Data for this task
================================

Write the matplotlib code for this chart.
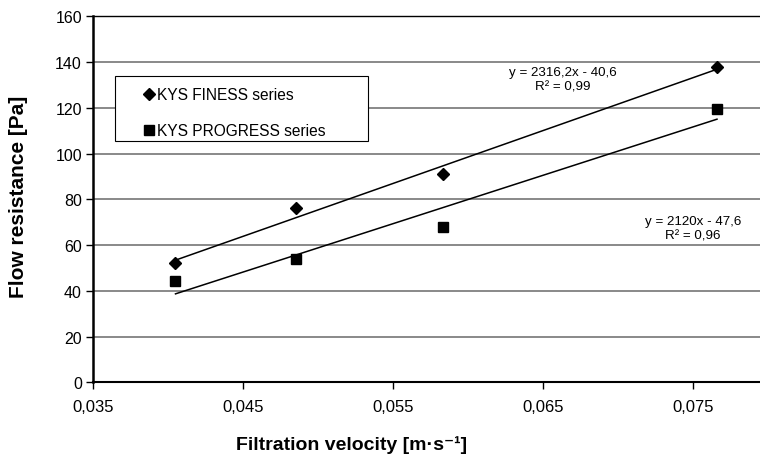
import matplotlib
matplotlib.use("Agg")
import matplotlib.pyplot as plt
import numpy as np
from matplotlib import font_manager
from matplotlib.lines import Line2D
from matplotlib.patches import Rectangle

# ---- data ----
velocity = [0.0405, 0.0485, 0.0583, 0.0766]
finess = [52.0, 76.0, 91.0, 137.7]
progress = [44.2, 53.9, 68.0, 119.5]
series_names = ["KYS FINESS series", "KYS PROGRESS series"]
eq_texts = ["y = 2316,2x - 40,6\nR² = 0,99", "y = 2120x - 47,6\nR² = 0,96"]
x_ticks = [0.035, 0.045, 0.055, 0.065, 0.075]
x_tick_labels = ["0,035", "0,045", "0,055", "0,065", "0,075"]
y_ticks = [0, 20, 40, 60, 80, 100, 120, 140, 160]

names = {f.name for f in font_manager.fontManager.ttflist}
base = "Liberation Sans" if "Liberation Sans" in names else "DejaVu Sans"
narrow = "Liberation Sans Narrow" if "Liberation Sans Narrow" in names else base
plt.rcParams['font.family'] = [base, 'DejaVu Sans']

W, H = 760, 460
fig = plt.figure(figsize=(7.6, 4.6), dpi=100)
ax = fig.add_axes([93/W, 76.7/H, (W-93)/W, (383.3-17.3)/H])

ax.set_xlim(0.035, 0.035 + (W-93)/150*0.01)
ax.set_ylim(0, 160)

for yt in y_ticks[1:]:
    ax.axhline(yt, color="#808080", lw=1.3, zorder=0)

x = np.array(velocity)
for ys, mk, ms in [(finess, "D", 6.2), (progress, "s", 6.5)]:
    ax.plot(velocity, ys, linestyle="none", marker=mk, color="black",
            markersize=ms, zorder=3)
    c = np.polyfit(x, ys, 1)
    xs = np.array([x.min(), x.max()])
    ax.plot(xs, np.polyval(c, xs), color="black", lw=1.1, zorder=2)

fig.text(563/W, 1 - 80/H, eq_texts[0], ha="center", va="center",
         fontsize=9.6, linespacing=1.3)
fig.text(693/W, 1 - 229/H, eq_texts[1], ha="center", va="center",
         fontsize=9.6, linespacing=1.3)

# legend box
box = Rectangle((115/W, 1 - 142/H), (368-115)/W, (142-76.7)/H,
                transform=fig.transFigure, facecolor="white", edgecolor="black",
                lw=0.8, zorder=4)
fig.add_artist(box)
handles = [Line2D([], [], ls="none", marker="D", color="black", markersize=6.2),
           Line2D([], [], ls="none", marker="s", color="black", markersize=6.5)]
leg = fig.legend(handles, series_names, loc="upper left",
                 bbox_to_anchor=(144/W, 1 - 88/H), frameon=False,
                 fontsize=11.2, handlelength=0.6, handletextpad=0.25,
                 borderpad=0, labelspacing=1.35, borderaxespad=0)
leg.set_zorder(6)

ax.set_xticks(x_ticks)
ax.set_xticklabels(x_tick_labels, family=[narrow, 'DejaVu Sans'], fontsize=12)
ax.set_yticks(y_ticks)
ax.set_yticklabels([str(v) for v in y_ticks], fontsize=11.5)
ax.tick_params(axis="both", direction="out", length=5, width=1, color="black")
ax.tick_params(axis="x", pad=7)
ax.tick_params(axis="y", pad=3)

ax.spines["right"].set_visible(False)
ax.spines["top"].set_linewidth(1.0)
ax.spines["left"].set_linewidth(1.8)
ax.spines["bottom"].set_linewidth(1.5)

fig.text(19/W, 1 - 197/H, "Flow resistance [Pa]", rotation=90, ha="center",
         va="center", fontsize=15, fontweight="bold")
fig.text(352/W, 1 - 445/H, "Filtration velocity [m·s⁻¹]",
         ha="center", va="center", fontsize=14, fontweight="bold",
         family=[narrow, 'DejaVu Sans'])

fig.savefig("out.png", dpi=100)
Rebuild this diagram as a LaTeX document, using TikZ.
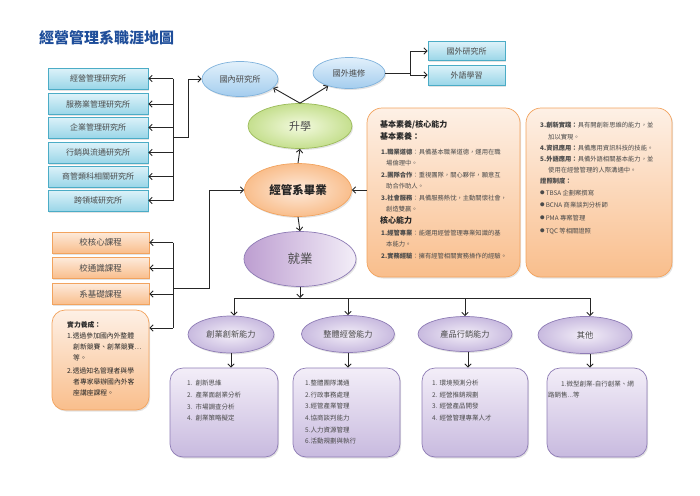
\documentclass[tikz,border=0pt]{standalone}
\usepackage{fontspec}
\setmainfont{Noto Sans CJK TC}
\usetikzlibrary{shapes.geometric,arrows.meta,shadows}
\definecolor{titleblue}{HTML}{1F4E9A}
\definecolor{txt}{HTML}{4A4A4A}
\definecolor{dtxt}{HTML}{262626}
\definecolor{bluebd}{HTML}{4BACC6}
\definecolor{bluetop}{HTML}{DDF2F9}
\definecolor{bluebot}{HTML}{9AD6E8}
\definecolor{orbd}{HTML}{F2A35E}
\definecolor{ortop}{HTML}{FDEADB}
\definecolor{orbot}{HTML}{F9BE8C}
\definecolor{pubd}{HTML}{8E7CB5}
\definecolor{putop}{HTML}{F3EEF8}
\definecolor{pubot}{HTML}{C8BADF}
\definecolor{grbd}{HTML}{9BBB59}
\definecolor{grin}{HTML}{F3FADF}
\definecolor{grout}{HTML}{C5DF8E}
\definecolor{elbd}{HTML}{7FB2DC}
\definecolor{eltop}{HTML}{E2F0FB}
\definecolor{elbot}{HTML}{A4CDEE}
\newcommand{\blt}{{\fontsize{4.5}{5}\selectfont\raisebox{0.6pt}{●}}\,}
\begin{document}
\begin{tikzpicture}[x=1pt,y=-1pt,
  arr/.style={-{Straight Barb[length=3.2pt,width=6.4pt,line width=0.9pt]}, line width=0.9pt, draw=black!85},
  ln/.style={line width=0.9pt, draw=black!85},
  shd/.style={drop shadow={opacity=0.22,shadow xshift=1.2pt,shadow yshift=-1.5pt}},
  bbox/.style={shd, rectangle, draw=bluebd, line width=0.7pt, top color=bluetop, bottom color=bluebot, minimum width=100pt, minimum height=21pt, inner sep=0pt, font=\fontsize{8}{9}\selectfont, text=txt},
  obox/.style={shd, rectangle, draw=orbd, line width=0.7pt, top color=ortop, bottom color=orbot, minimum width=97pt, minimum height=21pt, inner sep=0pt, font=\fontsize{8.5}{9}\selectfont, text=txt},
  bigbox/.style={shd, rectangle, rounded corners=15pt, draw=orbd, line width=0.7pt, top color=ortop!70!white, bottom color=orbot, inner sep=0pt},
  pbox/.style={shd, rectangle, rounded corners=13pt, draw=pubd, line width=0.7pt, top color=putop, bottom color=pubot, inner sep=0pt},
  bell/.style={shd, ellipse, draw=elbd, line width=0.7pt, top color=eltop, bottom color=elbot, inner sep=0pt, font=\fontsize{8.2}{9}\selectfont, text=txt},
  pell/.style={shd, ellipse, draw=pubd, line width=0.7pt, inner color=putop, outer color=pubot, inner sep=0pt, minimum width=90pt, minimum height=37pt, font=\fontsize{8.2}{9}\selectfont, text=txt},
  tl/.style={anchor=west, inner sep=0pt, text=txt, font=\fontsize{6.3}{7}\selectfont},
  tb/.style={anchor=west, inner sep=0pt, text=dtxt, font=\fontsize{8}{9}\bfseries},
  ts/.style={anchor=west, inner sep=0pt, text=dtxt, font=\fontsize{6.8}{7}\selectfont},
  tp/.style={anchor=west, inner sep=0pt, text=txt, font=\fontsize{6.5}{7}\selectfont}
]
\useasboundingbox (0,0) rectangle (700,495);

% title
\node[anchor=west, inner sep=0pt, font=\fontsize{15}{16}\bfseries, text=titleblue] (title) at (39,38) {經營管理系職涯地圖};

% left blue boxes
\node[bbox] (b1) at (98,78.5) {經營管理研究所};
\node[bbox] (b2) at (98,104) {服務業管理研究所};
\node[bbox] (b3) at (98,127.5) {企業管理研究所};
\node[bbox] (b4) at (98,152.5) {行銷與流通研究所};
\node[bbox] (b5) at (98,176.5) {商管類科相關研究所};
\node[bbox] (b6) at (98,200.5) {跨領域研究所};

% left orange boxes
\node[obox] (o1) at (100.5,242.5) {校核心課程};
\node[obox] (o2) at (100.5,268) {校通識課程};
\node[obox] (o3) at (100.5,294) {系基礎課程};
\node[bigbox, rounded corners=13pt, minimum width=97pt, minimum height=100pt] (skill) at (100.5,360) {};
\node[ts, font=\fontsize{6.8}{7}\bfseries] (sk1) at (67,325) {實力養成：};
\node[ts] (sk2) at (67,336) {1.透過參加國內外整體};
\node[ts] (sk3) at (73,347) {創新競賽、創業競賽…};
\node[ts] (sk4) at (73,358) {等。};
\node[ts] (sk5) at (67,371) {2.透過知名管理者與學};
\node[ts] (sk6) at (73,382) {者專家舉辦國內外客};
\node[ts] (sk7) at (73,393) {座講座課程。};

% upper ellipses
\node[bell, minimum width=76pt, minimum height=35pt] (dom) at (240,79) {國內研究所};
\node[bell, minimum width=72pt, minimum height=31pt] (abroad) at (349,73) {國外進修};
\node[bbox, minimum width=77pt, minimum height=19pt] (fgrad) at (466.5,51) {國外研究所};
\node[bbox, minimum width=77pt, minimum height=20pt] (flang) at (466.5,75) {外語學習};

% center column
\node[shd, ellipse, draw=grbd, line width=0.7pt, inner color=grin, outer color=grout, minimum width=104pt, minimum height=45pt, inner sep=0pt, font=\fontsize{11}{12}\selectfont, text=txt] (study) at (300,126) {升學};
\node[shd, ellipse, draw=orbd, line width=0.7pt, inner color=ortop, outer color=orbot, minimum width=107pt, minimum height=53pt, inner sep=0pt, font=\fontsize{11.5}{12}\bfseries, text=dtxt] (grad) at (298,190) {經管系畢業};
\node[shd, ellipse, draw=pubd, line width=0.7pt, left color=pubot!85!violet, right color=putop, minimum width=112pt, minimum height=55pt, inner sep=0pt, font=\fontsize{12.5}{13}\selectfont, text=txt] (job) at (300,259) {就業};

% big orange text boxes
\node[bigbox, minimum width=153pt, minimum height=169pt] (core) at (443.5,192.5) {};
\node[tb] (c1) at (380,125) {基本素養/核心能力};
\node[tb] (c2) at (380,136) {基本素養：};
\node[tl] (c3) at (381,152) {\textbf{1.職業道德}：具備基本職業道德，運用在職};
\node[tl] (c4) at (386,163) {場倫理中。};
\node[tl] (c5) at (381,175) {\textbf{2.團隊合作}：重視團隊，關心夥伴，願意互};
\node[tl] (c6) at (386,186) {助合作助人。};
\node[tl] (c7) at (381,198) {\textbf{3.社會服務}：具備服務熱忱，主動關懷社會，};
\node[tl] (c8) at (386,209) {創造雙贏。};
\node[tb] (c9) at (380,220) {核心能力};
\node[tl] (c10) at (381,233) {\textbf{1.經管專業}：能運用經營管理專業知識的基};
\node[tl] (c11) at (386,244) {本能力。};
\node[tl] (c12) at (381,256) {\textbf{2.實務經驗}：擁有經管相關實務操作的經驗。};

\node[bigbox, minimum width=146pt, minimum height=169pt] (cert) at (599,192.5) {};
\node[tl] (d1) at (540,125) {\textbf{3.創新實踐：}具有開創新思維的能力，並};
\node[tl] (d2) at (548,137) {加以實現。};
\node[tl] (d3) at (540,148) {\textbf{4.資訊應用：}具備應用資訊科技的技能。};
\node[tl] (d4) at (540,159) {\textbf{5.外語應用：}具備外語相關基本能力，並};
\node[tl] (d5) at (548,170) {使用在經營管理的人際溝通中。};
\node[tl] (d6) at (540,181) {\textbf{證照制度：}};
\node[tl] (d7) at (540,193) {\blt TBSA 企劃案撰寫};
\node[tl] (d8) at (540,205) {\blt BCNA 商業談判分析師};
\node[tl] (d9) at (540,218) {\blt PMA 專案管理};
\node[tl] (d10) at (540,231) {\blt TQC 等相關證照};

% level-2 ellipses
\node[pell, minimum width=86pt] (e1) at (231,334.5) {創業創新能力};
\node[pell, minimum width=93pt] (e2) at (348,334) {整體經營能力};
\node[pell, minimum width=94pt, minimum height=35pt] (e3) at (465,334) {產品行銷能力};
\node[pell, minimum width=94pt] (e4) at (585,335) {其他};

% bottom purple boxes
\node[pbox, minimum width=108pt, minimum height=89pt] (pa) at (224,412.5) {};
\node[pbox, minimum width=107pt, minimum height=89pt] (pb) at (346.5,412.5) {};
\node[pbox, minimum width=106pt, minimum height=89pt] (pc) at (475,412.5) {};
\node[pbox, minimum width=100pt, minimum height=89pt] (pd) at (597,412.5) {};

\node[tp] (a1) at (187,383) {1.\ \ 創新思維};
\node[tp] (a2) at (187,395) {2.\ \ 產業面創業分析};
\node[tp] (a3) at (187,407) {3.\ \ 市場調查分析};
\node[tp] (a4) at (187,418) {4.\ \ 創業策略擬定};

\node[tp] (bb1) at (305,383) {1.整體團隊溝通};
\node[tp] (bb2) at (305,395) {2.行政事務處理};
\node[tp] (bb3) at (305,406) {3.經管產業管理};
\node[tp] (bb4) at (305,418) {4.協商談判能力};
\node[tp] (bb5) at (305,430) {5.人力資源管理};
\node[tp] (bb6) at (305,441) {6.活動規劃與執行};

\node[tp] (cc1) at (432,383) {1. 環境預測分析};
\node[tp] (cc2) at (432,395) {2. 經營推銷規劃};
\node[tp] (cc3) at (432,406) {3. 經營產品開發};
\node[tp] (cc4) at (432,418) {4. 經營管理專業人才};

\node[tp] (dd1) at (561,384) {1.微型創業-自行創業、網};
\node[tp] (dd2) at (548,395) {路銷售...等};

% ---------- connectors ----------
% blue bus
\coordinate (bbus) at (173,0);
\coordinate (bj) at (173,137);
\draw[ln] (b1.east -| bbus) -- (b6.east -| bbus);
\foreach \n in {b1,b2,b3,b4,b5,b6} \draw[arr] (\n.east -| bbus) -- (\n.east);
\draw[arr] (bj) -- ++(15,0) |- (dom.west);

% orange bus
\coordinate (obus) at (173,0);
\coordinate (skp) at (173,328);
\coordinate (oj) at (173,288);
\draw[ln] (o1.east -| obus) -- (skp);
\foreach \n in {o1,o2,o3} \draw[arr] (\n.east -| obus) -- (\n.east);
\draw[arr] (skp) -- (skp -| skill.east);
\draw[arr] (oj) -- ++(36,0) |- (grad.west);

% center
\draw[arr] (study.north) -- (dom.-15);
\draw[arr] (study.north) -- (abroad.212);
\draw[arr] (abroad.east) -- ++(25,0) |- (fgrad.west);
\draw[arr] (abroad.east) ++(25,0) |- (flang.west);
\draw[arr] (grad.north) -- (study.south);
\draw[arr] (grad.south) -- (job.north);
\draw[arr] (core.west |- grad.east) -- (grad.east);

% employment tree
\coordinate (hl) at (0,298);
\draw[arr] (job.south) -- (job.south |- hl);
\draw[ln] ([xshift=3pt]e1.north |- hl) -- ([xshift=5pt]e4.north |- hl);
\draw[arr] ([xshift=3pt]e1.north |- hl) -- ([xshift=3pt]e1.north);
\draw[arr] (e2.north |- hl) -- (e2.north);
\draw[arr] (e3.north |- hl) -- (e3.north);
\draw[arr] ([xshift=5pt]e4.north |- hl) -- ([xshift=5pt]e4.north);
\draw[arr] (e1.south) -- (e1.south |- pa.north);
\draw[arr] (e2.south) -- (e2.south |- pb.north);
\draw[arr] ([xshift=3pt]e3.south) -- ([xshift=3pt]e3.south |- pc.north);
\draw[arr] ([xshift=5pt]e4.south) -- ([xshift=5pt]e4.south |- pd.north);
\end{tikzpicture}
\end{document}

================================

What you will do
Starting at the top of the listing above, please restate word for word each line up to and including the one that holds "from matplotlib.patches import Rectangle", omitting every image.

Result of this exercise
Write the matplotlib code for this chart.
import matplotlib
matplotlib.use("Agg")
import matplotlib.pyplot as plt
import numpy as np
from matplotlib import font_manager
from matplotlib.lines import Line2D
from matplotlib.patches import Rectangle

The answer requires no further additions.